Professor and Head of the Department of Economics, The University of Melbourne, Parkville, Victoria.

Droughts are a natural and regular characteristic for Australian agriculture and other climate sensitive industries. Australia should, and most businesses do, invest their scarce labour and capital in agriculture only if on average they expect to earn as much here as they would in other parts of the economy. Most families recognise and plan to balance low incomes of drought periods with higher returns received in better seasons to maintain living standards. Drought assistance is another form of selective industry subsidy, just like tariffs and quotas. Worse, the history of Australian drought assistance reveals that some farmers are advantaged at the expense of other framers. Inevitably droughts result in some farm families, and perhaps more so other rural families and some in urban areas, being forced into poverty. Social security system support targeted on family incomes is a more direct and effective way of meeting society equity concerns than is drought assistance.

Australian agriculture is a game of uncertainty with fluctuating fortunes in seasonal conditions and commodity prices. While our ability to predict the timing and duration of drought is still limited, we know for sure that they will occur, and that in time rain will restore periods of favourable conditions. Drought causes losses of production, challenges maintenance of the capital stock, and it may threaten the environment.
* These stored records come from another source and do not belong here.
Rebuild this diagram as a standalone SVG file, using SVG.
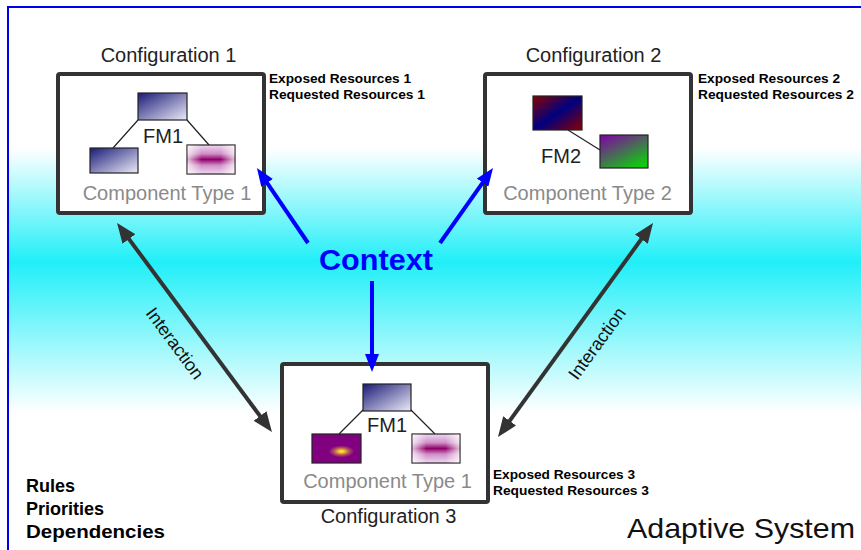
<svg xmlns="http://www.w3.org/2000/svg" width="861" height="550" viewBox="0 0 861 550">
  <style>
    text { font-family: "Liberation Sans", Arial, sans-serif; }
    .frame { fill: #ffffff; stroke: #333333; stroke-width: 4; }
    .cfg { font-size: 20px; fill: #222222; text-anchor: middle; }
    .ctype { font-size: 20px; fill: #8a8a8a; text-anchor: middle; }
    .fm { font-size: 20px; fill: #222222; text-anchor: middle; }
    .res { font-size: 13px; font-weight: bold; fill: #000000; }
    .tree { stroke: #222222; stroke-width: 1.2; fill: none; }
    .comp { stroke: #222222; stroke-width: 1.2; }
    .ctx { stroke: #0000ff; stroke-width: 4; fill: none; }
    .inter { stroke: #333333; stroke-width: 4; fill: none; }
    .interLabel { font-size: 18px; fill: #111111; text-anchor: middle; }
    .note { font-size: 18px; font-weight: bold; fill: #000000; }
  </style>
  <defs>
    <linearGradient id="bg" x1="0" y1="0" x2="0" y2="550" gradientUnits="userSpaceOnUse">
      <stop offset="0.27" stop-color="#ffffff"/>
      <stop offset="0.476" stop-color="#20eff8"/>
      <stop offset="0.75" stop-color="#ffffff"/>
    </linearGradient>
    <linearGradient id="navy" x1="0" y1="0" x2="1" y2="1">
      <stop offset="0" stop-color="#1a1a78"/>
      <stop offset="1" stop-color="#ecebf8"/>
    </linearGradient>
    <!-- magenta band: vertical falloff, softened at the ends by a white overlay -->
    <linearGradient id="band" x1="0" y1="0" x2="0" y2="1">
      <stop offset="0" stop-color="#f0d8f0"/>
      <stop offset="0.3" stop-color="#d090c8"/>
      <stop offset="0.5" stop-color="#900068"/>
      <stop offset="0.7" stop-color="#d090c8"/>
      <stop offset="1" stop-color="#f0d8f0"/>
    </linearGradient>
    <linearGradient id="bandEnds" x1="0" y1="0" x2="1" y2="0">
      <stop offset="0" stop-color="#ffffff" stop-opacity="0.75"/>
      <stop offset="0.3" stop-color="#ffffff" stop-opacity="0"/>
      <stop offset="0.7" stop-color="#ffffff" stop-opacity="0"/>
      <stop offset="1" stop-color="#ffffff" stop-opacity="0.75"/>
    </linearGradient>
    <radialGradient id="hot" cx="0.6" cy="0.6" r="0.5" gradientTransform="translate(0.6 0.6) scale(0.7 0.55) translate(-0.6 -0.6)">
      <stop offset="0" stop-color="#ffff10"/>
      <stop offset="0.18" stop-color="#f0c030"/>
      <stop offset="0.45" stop-color="#b05060"/>
      <stop offset="0.75" stop-color="#800080"/>
      <stop offset="1" stop-color="#800080"/>
    </radialGradient>
    <linearGradient id="redNavy" x1="0" y1="0" x2="1" y2="1">
      <stop offset="0" stop-color="#8a0000"/>
      <stop offset="0.5" stop-color="#000080"/>
      <stop offset="1" stop-color="#8a0000"/>
    </linearGradient>
    <linearGradient id="purpleGreen" x1="0" y1="0" x2="0.7" y2="1">
      <stop offset="0" stop-color="#8000a8"/>
      <stop offset="0.5" stop-color="#506060"/>
      <stop offset="1" stop-color="#10c810"/>
    </linearGradient>
    <marker id="headBlue" viewBox="0 0 18 14" refX="6" refY="7" markerWidth="18" markerHeight="14" markerUnits="userSpaceOnUse" orient="auto">
      <path d="M0,0 L18,7 L0,14 z" fill="#0000ff"/>
    </marker>
    <marker id="headGray" viewBox="0 0 20 16" refX="8" refY="8" markerWidth="20" markerHeight="16" markerUnits="userSpaceOnUse" orient="auto-start-reverse">
      <path d="M0,0 L20,8 L0,16 z" fill="#333333"/>
    </marker>
  </defs>

  <!-- background band and system border -->
  <rect x="0" y="0" width="861" height="550" fill="#ffffff"/>
  <rect x="8" y="7" width="853" height="543" fill="url(#bg)"/>
  <path d="M8,550 L8,7 L861,7" fill="none" stroke="#0000ee" stroke-width="2"/>

  <!-- configuration 1 -->
  <g id="config1">
    <text class="cfg" x="168.5" y="62">Configuration 1</text>
    <rect class="frame" x="58" y="74" width="206" height="139" rx="2"/>
    <path class="tree" d="M138,120 L113,148 M187,120 L209,145"/>
    <rect class="comp" x="138" y="93" width="49" height="27" fill="url(#navy)"/>
    <rect class="comp" x="90" y="148" width="48" height="25" fill="url(#navy)"/>
    <rect class="comp" x="187" y="145" width="48" height="29" fill="url(#band)"/>
    <rect x="187.6" y="145.6" width="46.8" height="27.8" fill="url(#bandEnds)"/>
    <text class="fm" x="163" y="143">FM1</text>
    <text class="ctype" x="167" y="200">Component Type 1</text>
    <text class="res" x="269" y="83" textLength="142" lengthAdjust="spacingAndGlyphs">Exposed Resources 1</text>
    <text class="res" x="269" y="99" textLength="156" lengthAdjust="spacingAndGlyphs">Requested Resources 1</text>
  </g>

  <!-- configuration 2 -->
  <g id="config2">
    <text class="cfg" x="593.5" y="62">Configuration 2</text>
    <rect class="frame" x="485" y="74" width="206" height="139" rx="2"/>
    <path class="tree" d="M568,130 L600,150"/>
    <rect class="comp" x="533" y="96" width="49" height="34" fill="url(#redNavy)"/>
    <rect class="comp" x="600" y="135" width="48" height="33" fill="url(#purpleGreen)"/>
    <text class="fm" x="561" y="163">FM2</text>
    <text class="ctype" x="587.5" y="200">Component Type 2</text>
    <text class="res" x="698" y="83" textLength="142" lengthAdjust="spacingAndGlyphs">Exposed Resources 2</text>
    <text class="res" x="698" y="99" textLength="156" lengthAdjust="spacingAndGlyphs">Requested Resources 2</text>
  </g>

  <!-- configuration 3 -->
  <g id="config3">
    <rect class="frame" x="282" y="364" width="206" height="138" rx="2"/>
    <path class="tree" d="M363,410 L339,434 M411,410 L435,434"/>
    <rect class="comp" x="363" y="384" width="48" height="27" fill="url(#navy)"/>
    <rect class="comp" x="312" y="434" width="49" height="29" fill="url(#hot)"/>
    <rect class="comp" x="412" y="434" width="48" height="29" fill="url(#band)"/>
    <rect x="412.6" y="434.6" width="46.8" height="27.8" fill="url(#bandEnds)"/>
    <text class="fm" x="387" y="432">FM1</text>
    <text class="ctype" x="387.5" y="488">Component Type 1</text>
    <text class="cfg" x="388.5" y="523">Configuration 3</text>
    <text class="res" x="493" y="479" textLength="142" lengthAdjust="spacingAndGlyphs">Exposed Resources 3</text>
    <text class="res" x="493" y="495" textLength="156" lengthAdjust="spacingAndGlyphs">Requested Resources 3</text>
  </g>

  <!-- context source -->
  <g id="context">
    <text x="319" y="270" font-size="29" font-weight="bold" fill="#0000ff" textLength="114" lengthAdjust="spacingAndGlyphs">Context</text>
  </g>

  <!-- connectors -->
  <g id="connectors">
    <line class="ctx" x1="308" y1="243" x2="263.7" y2="177.9" marker-end="url(#headBlue)"/>
    <line class="ctx" x1="440" y1="243" x2="486.1" y2="177.8" marker-end="url(#headBlue)"/>
    <line class="ctx" x1="372" y1="281" x2="372" y2="360" marker-end="url(#headBlue)"/>
    <line class="inter" x1="124.2" y1="232.6" x2="264.8" y2="422.4" marker-start="url(#headGray)" marker-end="url(#headGray)"/>
    <line class="inter" x1="505" y1="427.3" x2="646" y2="232.7" marker-start="url(#headGray)" marker-end="url(#headGray)"/>
    <text class="interLabel" transform="translate(170 347) rotate(53.4)">Interaction</text>
    <text class="interLabel" transform="translate(602 347) rotate(-54)">Interaction</text>
  </g>

  <!-- system-wide notes -->
  <g id="policies">
    <text class="note" x="26" y="492">Rules</text>
    <text class="note" x="26" y="515">Priorities</text>
    <text class="note" x="26" y="538" textLength="139" lengthAdjust="spacingAndGlyphs">Dependencies</text>
  </g>
  <g id="system-title">
    <text x="627" y="538" font-size="28" fill="#111111" textLength="228" lengthAdjust="spacingAndGlyphs">Adaptive System</text>
  </g>
</svg>
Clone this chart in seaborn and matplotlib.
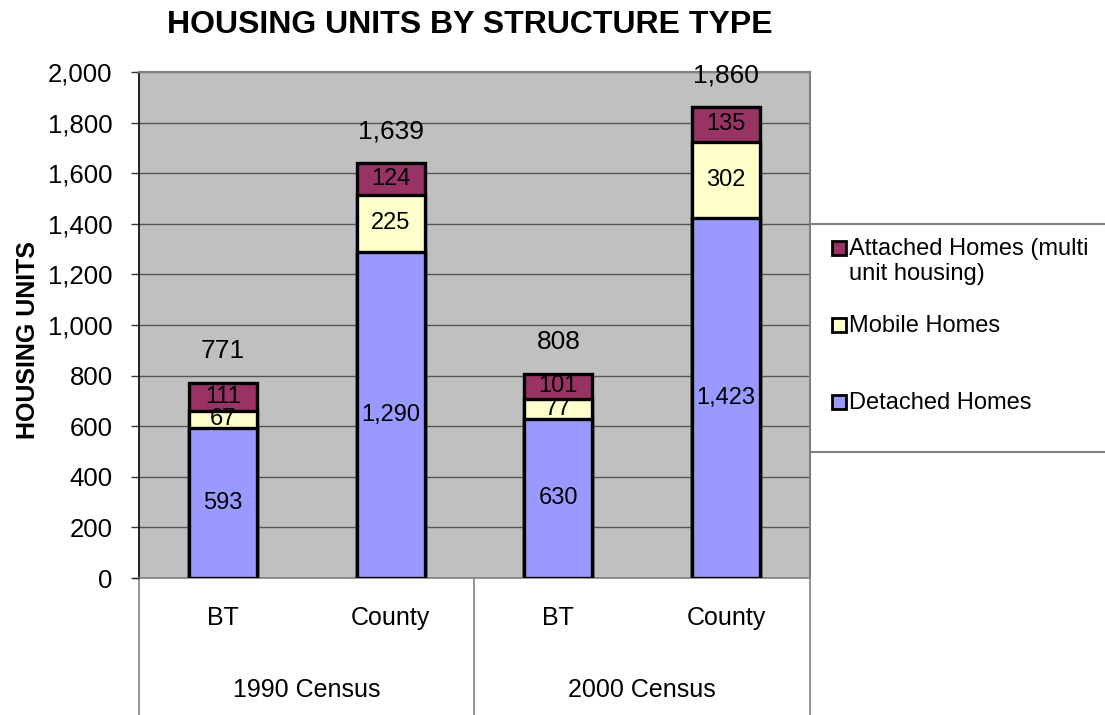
import matplotlib
matplotlib.use("Agg")
import matplotlib.pyplot as plt
import matplotlib.transforms as mtrans
from matplotlib.lines import Line2D
import seaborn as sns
import pandas as pd
import numpy as np

# ---- data ----
censuses = ["1990 Census", "1990 Census", "2000 Census", "2000 Census"]
areas = ["BT", "County", "BT", "County"]
detached = [593, 1290, 630, 1423]
mobile = [67, 225, 77, 302]
attached = [111, 124, 101, 135]
totals = [771, 1639, 808, 1860]
series_names = ["Attached Homes (multi\nunit housing)", "Mobile Homes", "Detached Homes"]
colors = {"Detached": "#9999FF", "Mobile": "#FFFFCC", "Attached": "#993366"}

keys = [f"{c}|{a}" for c, a in zip(censuses, areas)]
df = pd.DataFrame({
    "key": keys,
    "detached": detached,
    "mob_top": np.array(detached) + np.array(mobile),
    "att_top": np.array(detached) + np.array(mobile) + np.array(attached),
})

sns.set_theme(style="white")
plt.rcParams["font.family"] = ["Liberation Sans", "DejaVu Sans"]
plt.rcParams["text.color"] = "black"
plt.rcParams["ytick.color"] = "black"
plt.rcParams["axes.labelcolor"] = "black"

fig = plt.figure(figsize=(11.05, 7.15), dpi=100)
ax = fig.add_axes([139 / 1105, 1 - 578 / 715, (810 - 139) / 1105, (578 - 72) / 715])
ax.set_facecolor("#C0C0C0")

bw = 0.405
common = dict(x="key", order=keys, width=bw, edgecolor="black", linewidth=2.4, ax=ax, zorder=3)
sns.barplot(data=df, y="att_top", color=colors["Attached"], saturation=1, **common)
sns.barplot(data=df, y="mob_top", color=colors["Mobile"], saturation=1, **common)
sns.barplot(data=df, y="detached", color=colors["Detached"], saturation=1, **common)

ax.set_xlim(-0.5, 3.5)
ax.set_ylim(0, 2000)
ax.set_yticks(np.arange(0, 2001, 200))
ax.set_yticklabels([f"{v:,}" for v in range(0, 2001, 200)], fontsize=18.5)
ax.grid(axis="y", color="#555555", linewidth=1.0, zorder=0)
ax.set_axisbelow(True)
ax.tick_params(axis="y", direction="out", length=6, width=1, color="#333333", pad=13, left=True)
ax.set_xticks([])
ax.set_xlabel("")
ax.set_ylabel("")
fig.text(28 / 1105, 1 - 340 / 715, "HOUSING UNITS", rotation=90, ha="center", va="center",
         fontsize=18, fontweight="bold")
for s in ["top", "right"]:
    ax.spines[s].set_color("#808080")
    ax.spines[s].set_linewidth(1.5)
ax.spines["left"].set_color("black")
ax.spines["left"].set_linewidth(1.2)
ax.spines["bottom"].set_color("#808080")
ax.spines["bottom"].set_linewidth(1.2)

# segment labels
for i in range(4):
    d, m, a = detached[i], mobile[i], attached[i]
    ax.text(i, d / 2, f"{d:,}", ha="center", va="center", fontsize=17, zorder=5)
    ax.text(i, d + m / 2, f"{m:,}", ha="center", va="center", fontsize=17, zorder=5)
    ax.text(i, d + m + a / 2, f"{a:,}", ha="center", va="center", fontsize=17, zorder=5)
    ax.annotate(f"{totals[i]:,}", (i, totals[i]), xytext=(0, 23), textcoords="offset points",
                ha="center", va="center", fontsize=19, zorder=5)

# multi-level category axis
trans = mtrans.blended_transform_factory(ax.transData, fig.transFigure)
for i, a in enumerate(areas):
    ax.text(i, 1 - 618 / 715, a, transform=trans, ha="center", va="center", fontsize=18)
groups = sorted(set(censuses))
for g in groups:
    idx = [i for i, c in enumerate(censuses) if c == g]
    ax.text(np.mean(idx), 1 - 690 / 715, g, transform=trans, ha="center", va="center", fontsize=18)
y0 = 1 - 578 / 715
for xv in [-0.5, 1.5, 3.5]:
    fig.add_artist(Line2D([ax.transData.transform((xv, 0))[0] / fig.bbox.width] * 2, [0, y0],
                          color="#808080", linewidth=1.2))
fig.add_artist(Line2D([133 / 1105, 139 / 1105], [y0, y0], color="#333333", linewidth=1))

# legend (manual layout, Excel-like spacing)
fig.add_artist(Line2D([810 / 1105, 1], [1 - 224 / 715] * 2, color="#808080", linewidth=1.5))
fig.add_artist(Line2D([810 / 1105, 1], [1 - 452 / 715] * 2, color="#808080", linewidth=1.5))
leg_y = [248, 325, 402]
for name, key, yy in zip(series_names, ["Attached", "Mobile", "Detached"], leg_y):
    fig.add_artist(Line2D([839 / 1105], [1 - yy / 715], marker="s", linestyle="", markersize=10,
                          markerfacecolor=colors[key], markeredgecolor="black", markeredgewidth=2))
    fig.text(849 / 1105, 1 - (yy - 10) / 715, name, ha="left", va="top", fontsize=17,
             linespacing=1.2)

fig.suptitle("HOUSING UNITS BY STRUCTURE TYPE", x=470 / 1105, y=1 - 25 / 715, va="center",
             fontsize=23, fontweight="bold")

fig.savefig("out.png", dpi=100)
The adverse effects of drought are often worse for non-farm rural businesses and even for urban businesses and their employees providing agriculture with machinery, transport, materials and services, than drought is for farmers.

As a nation, and as individual businesses, we should allocate our limited and scarce labour and capital to wheat growing, sheep grazing, horticulture and other rural activities only if we expect to earn over time as much here as we would by investing in tourism, manufacturing, education, and so on. Good economic management for the economy and good business decision making recognises the ups and downs of the business environment.

Calls for drought assistance are really a call for selective subsidies to a particular industry, or particular components of an industry. Government subsidies for fodder, for transport, for concessional interest rates on credit, and direct grants to farmers in drought declared areas are no different to tariffs on motor vehicles, subsidies for first home buyers, restrictions on taxi plates, and quotas on domestic content on television. Drought assistance increases the return to agriculture above market returns. Such subsidisation causes over the longer run too much labour, capital and other scarce resources to be drawn into agriculture away from other parts of the economy. Australia's world class economic growth over recent decades has been achieved in part by removing selective industry assistance. Drought assistance would be a retrograde move for a productive economy.

Further, the selective nature of drought assistance as practiced in Australia has adverse effects on other efficient farmers. For example, a part of the subsidy for fodder for drought affected extensive sheep and cattle gazing is borne by higher prices for feed used by dairy, pig and poultry farmers. Concessional interest rates for farmers in debt quickly become capitalised in higher land values than otherwise, and these higher land values tend to hold-up and defer the transfer of land from those who do not prepare for drought to those who do. Again, why self prepare for drought if you know the government will provide some assistance.

Unfortunately, droughts often are the last straw on the camel's back that drives some families into poverty, or at least to living standards below community agreed levels. Australians clearly wish to support such families. The social security system is specifically designed for this purpose. It targets families in need. By contrast, drought assistance is aimed more at agricultural businesses, and not necessarily businesses of low income families.